Another random walk in the morning. I started out by reading an email from a Google Earth Users group on LinkedIn. The question was about the accuracy of the elevation data. Fidel Omar-Ali answered with lots of great links to the US Geological survey data sets.
This led me to download a *.bil file centered on the area in Sweden where we went canoe'ing last summer. I did not know what a *.bil file was but I found that the R statistics package, rgdal, does. But...I thought I would write in my blog what I was doing so I would not forget.
While logging into my blog, I saw some updates of the blogs I follow. One of them is Climate Audit, which I like because the author tries to reproduce published climate results. I started learning R because he published his scripts in a user friendly way.

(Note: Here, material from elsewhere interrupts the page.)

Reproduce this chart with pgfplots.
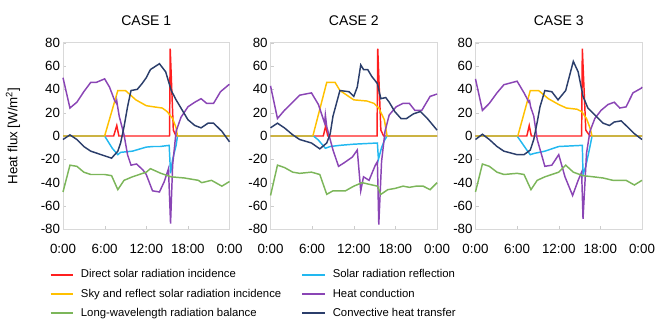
\documentclass[border=0pt]{standalone}
\usepackage{pgfplots}
\pgfplotsset{compat=1.18}
\usepackage{fontspec}
\setmainfont{Liberation Sans}
\definecolor{cRed}{HTML}{FF1F1F}
\definecolor{cYel}{HTML}{FFC000}
\definecolor{cCyan}{HTML}{22B8F0}
\definecolor{cPur}{HTML}{8A45B5}
\definecolor{cGrn}{HTML}{7CB65A}
\definecolor{cNavy}{HTML}{2B3E6B}
\pgfplotsset{
  panel/.style={
    scale only axis, width=124.9pt, height=139.95pt,
    anchor=south west,
    xmin=0, xmax=24, ymin=-80, ymax=80,
    xtick={0,6,12,18,24}, xticklabels={0:00,6:00,12:00,18:00,0:00},
    ytick={-80,-60,...,80},
    xtick pos=bottom, ytick pos=left,
    axis line style={gray!30}, tick style={gray!40},
    tick align=inside, major tick length=2.5pt,
    tick label style={font=\fontsize{10}{12}\selectfont},
    xticklabel style={yshift=-8pt},
    yticklabel style={inner sep=2pt},
    /pgf/number format/assume math mode=true,
    title style={font=\fontsize{10.5}{12}\selectfont, yshift=3pt},
    every axis plot/.append style={line width=1.1pt, no markers},
    legend cell align=left,
    legend image post style={line width=1.3pt},
    clip=false,
  },
  leg/.style={legend style={draw=none, fill=none, inner sep=0pt, at={#1}, anchor=north west,
    font=\fontsize{8.5}{10}\selectfont, row sep=2.8pt,
    /tikz/every odd column/.append style={column sep=3pt}}},
}
\begin{document}
\begin{tikzpicture}
\useasboundingbox (0,0) rectangle (492.75pt,-240pt);
% ---------------- CASE 1
\begin{axis}[panel, at={(47.25pt,-171.98pt)}, title={CASE 1},
  ylabel={Heat flux [W/m\textsuperscript{2}]},
  ylabel style={at={(rel axis cs:-0.30,0.5)}, anchor=center, font=\fontsize{10}{12}\selectfont},
  leg={(-0.081,-0.200)},
]
\addplot[color=cRed] coordinates {(0,0)(7.3,0)(7.75,9)(8.05,0)(15.35,0)(15.45,75)(15.9,5)(16.3,0)(24,0)};
\addlegendentry{Direct solar radiation incidence}
\addplot[color=cCyan, forget plot] coordinates {(0,0)(6,0)(7.1,-10.5)(7.9,-16)(8.3,-14)(10,-13)(12,-9.5)(13,-9)(14,-9)(15.3,-8)(15.5,-32)(15.8,-20)(16.3,-8)(16.5,0)(24,0)};
\addplot[color=cYel] coordinates {(0,0)(6,0)(7.9,39)(9,39)(10.5,31)(12,26)(13.1,25)(14.3,24)(15,21)(15.8,15)(16.3,7)(16.5,0)(24,0)};
\addlegendentry{Sky and reflect solar radiation incidence}
\addplot[color=cPur, forget plot] coordinates {(0,50)(1,24)(2,29)(3,38)(4,46)(4.8,46)(6,49)(6.7,42)(7.4,31)(7.7,28)(7.75,30)(7.85,26)(8.1,17)(8.8,1)(9.3,-16)(9.8,-25)(10.6,-24)(11.5,-29)(12,-33)(12.9,-47)(13.9,-48)(14.6,-39)(15.2,-28)(15.5,-75)(15.8,-25)(16.3,4)(17,16)(18,25)(19,29)(19.9,32)(20.7,28)(21.7,28)(22.7,38)(23.9,44)(24,44)};
\addplot[color=cGrn] coordinates {(0,-48)(1,-25)(2,-26)(3,-31)(4,-33)(6,-33)(7,-34)(7.9,-46)(8.8,-38)(10,-35)(11,-33)(12,-31)(12.6,-28)(14.1,-32)(15.6,-35)(17.5,-36)(19.5,-38)(20,-40)(21.4,-38)(22.9,-43)(24,-39)};
\addlegendentry{Long-wavelength radiation balance}
\addplot[color=cNavy, forget plot] coordinates {(0,-3)(1,1)(2,-3)(3,-9)(4,-13)(5,-15)(6,-17)(7,-19)(7.9,-13)(8.3,-6)(8.8,8)(9.3,25)(9.8,39)(10.7,40)(11.4,45)(12,50)(12.6,57)(13.9,62)(14.8,55)(15.6,39)(16.3,31)(17.3,21)(18,14)(19,9)(19.9,7)(20.9,11)(21.7,11)(22.9,4)(24,-5)};
\end{axis}
% ---------------- CASE 2
\begin{axis}[panel, at={(202.9pt,-171.98pt)}, title={CASE 2},
  leg={(0.185,-0.200)}]
\addplot[color=cRed, forget plot] coordinates {(0,0)(7.6,0)(7.95,8.5)(8.25,0)(15.35,0)(15.45,75)(15.9,5)(16.3,0)(24,0)};
\addplot[color=cCyan] coordinates {(0,0)(6.2,0)(6.9,-3.5)(7.9,-10.5)(8.6,-9)(10,-8)(12,-7)(15.4,-6)(15.55,-20)(16,-10)(16.4,-4)(16.8,0)(24,0)};
\addlegendentry{Solar radiation reflection}
\addplot[color=cYel, forget plot] coordinates {(0,0)(6.1,0)(8.1,46)(9.3,46)(10,39)(12,31)(13.9,30)(14.9,28)(15.6,24)(16.4,14)(16.8,0)(24,0)};
\addplot[color=cPur] coordinates {(0,43)(1,15)(2,22)(3.2,29)(4.2,35)(5.9,37)(6.9,27)(7.8,11)(7.9,18)(8.1,8)(9,-12)(9.8,-26)(10.6,-23)(11.8,-18)(12.5,-12)(13,-47)(13.4,-35)(14.2,-38)(15.1,-25)(15.4,-22)(15.6,-76)(16,-22)(16.5,4)(17.1,18)(18.1,25)(19.1,28)(20,28)(20.8,22)(21.8,22)(23,34)(24,36)};
\addlegendentry{Heat conduction}
\addplot[color=cGrn, forget plot] coordinates {(0,-51)(1,-25)(2,-27)(3.2,-31)(4.2,-32)(5.9,-31)(7.1,-33)(8.1,-50)(9,-47)(10.8,-47)(12,-43)(13.2,-40)(15.4,-43)(15.9,-50)(16.9,-46)(17.9,-45)(19.1,-43)(20,-44)(21,-43)(22,-43)(23,-46)(24,-40)};
\addplot[color=cNavy] coordinates {(0,7)(1,11)(2,7)(3.2,1)(4.2,-3)(5.9,-6)(7.1,-11)(8.1,-6)(8.6,2)(9,17)(10,39)(11.3,38)(12,34)(12.5,42)(13,61)(13.4,57)(14,57)(14.6,51)(15.4,45)(15.9,32)(16.6,33)(17.1,29)(17.9,21)(18.8,15)(19.6,15)(20.6,19)(21.6,21)(22.6,15)(24,5)};
\addlegendentry{Convective heat transfer}
\end{axis}
% ---------------- CASE 3
\begin{axis}[panel, at={(356.6pt,-171.98pt)}, title={CASE 3}]
\addplot[color=cRed] coordinates {(0,0)(7.4,0)(7.75,9)(8.05,0)(15.3,0)(15.4,75)(15.9,5)(16.5,0)(24,0)};
\addplot[color=cCyan] coordinates {(0,0)(6,0)(7.4,-12)(7.9,-16)(8.4,-15)(10,-13)(12,-9)(15.4,-8)(15.5,-33)(15.9,-26)(16.5,-9)(16.8,0)(24,0)};
\addplot[color=cYel] coordinates {(0,0)(6.1,0)(7.9,39)(9.1,39)(10.5,32)(12,27)(13.1,24)(14.6,23)(15.3,21)(16,15)(16.5,7)(16.8,0)(24,0)};
\addplot[color=cPur] coordinates {(0,49)(1,22)(2,28)(3.1,37)(4.1,44)(6,47)(7,37)(7.7,29)(7.8,30)(7.95,25)(8.4,17)(8.9,-3)(10,-26)(11,-25)(12,-16)(12.9,-35)(14,-51)(14.8,-38)(15.3,-31)(15.5,-71)(16,-15)(16.5,4)(17.2,15)(18.1,22)(19.1,27)(20,29)(20.8,24)(21.7,25)(22.7,37)(23.9,41)(24,42)};
\addplot[color=cGrn] coordinates {(0,-48)(1,-24)(2,-26)(3.1,-31)(4.1,-33)(6,-32)(7,-33)(8,-46)(8.9,-38)(10,-35)(12,-31)(13,-25)(14.1,-31)(15.5,-34)(17,-35)(18.4,-36)(19.8,-38)(21,-38)(21.7,-38)(22.9,-42)(24,-38)};
\addplot[color=cNavy] coordinates {(0,-3)(1,1.5)(2,-3)(3.1,-9)(4.1,-13)(6,-16)(7,-16)(7.9,-12)(8.4,-3)(8.9,12)(9.3,25)(10,39)(11,38)(11.9,31)(13,39)(14.1,64)(14.8,55)(15.5,34)(16.2,24)(17.2,18)(18.4,11)(19.3,9)(20,12)(21,13)(21.7,9)(22.9,2)(24,-3)};
\end{axis}
\end{tikzpicture}
\end{document}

Anyway, he was working with code that Lindzen had published alongside his published article. This code was written in IDL. A commenter mentioned that there was an open source IDL package called GDL.
I had stopped using IDL because the version I was using did not work on the linux upgrade and I could not afford to buy the next version. The licensing had been a bit of a hastle (keys and such) also, which is what makes open source more interesting.
And here I am. I hesitate to start working on another software package, just when I was doing so well with R. But I have to use GMT with R to make nice images for presenting data on maps. It is not very interactive. I am also quite fond of widgets but tend to waste too much time tinkering with them. On the other hand, I did make quite a few nice ones that I will try using with GDL.